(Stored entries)
============
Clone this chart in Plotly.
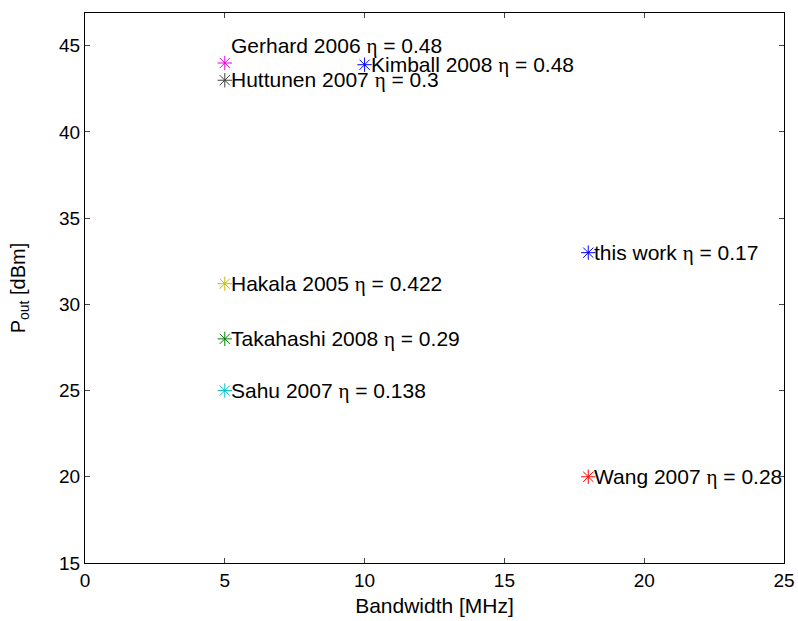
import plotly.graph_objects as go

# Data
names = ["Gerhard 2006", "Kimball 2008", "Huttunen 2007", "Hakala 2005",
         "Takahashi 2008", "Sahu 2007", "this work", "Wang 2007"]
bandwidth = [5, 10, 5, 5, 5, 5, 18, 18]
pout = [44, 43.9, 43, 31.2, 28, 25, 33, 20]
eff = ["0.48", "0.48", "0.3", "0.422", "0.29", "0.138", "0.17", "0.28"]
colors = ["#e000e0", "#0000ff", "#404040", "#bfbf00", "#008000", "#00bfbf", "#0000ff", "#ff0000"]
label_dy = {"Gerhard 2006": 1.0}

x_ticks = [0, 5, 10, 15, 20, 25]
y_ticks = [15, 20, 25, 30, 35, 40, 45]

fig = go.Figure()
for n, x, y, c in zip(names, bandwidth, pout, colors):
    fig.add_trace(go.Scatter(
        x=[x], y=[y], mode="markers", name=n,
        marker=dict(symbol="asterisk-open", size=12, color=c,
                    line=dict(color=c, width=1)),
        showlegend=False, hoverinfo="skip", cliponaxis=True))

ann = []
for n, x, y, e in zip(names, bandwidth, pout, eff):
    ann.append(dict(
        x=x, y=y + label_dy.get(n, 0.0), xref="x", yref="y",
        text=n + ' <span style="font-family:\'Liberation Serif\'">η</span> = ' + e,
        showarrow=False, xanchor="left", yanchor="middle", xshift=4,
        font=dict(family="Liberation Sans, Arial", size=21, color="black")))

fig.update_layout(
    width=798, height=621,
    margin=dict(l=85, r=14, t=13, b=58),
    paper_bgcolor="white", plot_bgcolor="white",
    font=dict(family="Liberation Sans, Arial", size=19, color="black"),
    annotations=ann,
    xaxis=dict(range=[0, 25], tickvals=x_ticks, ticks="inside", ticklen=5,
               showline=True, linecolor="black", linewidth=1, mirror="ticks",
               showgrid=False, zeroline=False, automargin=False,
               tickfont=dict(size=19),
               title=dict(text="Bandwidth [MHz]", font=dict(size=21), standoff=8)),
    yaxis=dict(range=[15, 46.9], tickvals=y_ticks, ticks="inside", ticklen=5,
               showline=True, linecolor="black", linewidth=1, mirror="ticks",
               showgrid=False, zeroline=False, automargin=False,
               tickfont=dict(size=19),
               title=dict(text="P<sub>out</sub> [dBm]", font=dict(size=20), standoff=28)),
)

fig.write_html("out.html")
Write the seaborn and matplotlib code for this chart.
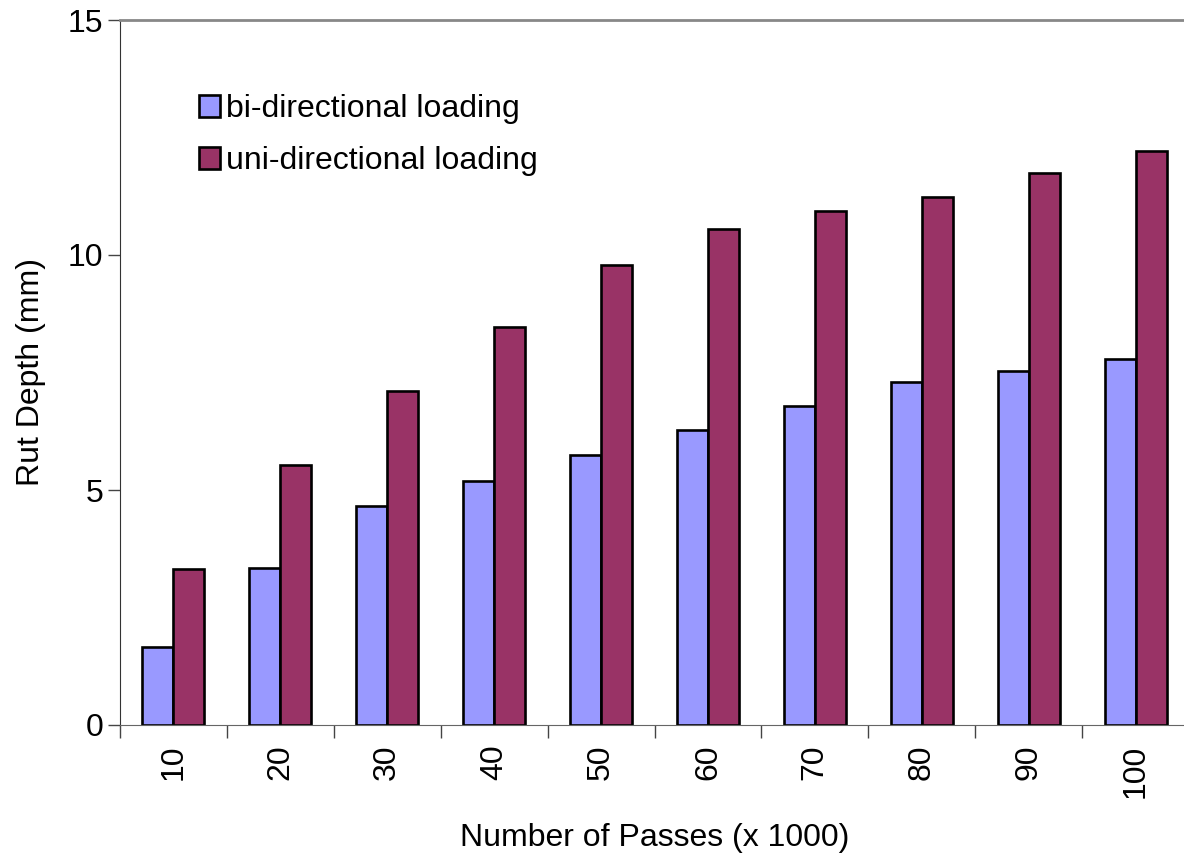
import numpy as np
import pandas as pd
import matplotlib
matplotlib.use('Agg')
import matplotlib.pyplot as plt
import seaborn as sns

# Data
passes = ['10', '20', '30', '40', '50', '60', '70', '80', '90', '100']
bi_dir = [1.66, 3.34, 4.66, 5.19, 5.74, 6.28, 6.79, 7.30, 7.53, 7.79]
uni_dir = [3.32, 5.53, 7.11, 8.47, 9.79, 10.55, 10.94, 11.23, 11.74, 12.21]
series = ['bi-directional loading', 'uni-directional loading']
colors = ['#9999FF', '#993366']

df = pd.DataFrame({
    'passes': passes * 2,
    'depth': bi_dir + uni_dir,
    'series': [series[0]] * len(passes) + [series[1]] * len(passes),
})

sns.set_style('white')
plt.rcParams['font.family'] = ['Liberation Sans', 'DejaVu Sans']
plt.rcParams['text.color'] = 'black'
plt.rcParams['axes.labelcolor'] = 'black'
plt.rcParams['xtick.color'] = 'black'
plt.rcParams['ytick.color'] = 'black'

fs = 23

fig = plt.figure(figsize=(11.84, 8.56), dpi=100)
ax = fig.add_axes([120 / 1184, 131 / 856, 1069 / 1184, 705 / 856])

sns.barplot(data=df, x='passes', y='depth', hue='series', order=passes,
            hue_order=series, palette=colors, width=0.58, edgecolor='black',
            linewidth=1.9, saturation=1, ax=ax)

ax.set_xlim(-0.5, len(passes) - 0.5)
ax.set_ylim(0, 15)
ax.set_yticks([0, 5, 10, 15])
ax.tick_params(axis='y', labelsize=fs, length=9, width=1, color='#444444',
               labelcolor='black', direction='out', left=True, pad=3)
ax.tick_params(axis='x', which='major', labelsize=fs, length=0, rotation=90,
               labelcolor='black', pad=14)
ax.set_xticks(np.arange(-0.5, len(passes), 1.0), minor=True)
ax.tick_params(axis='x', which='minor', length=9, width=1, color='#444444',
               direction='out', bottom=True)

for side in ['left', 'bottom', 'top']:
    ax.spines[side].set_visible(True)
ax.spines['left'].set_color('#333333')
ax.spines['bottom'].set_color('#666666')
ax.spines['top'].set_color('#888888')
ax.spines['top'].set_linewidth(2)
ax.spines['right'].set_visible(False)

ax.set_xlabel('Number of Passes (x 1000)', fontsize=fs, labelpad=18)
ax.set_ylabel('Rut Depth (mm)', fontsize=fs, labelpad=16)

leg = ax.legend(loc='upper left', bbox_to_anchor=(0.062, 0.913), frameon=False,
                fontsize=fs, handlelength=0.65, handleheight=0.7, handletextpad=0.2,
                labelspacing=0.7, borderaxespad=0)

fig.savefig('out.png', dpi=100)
============
▶ **Short problem**
Give the lines again word for word, from the start of the records to the line holding "import plotly.graph_objects as go", both included, and leave out any picture.

▶ **Full answer**
Clone this chart in Plotly.
import plotly.graph_objects as go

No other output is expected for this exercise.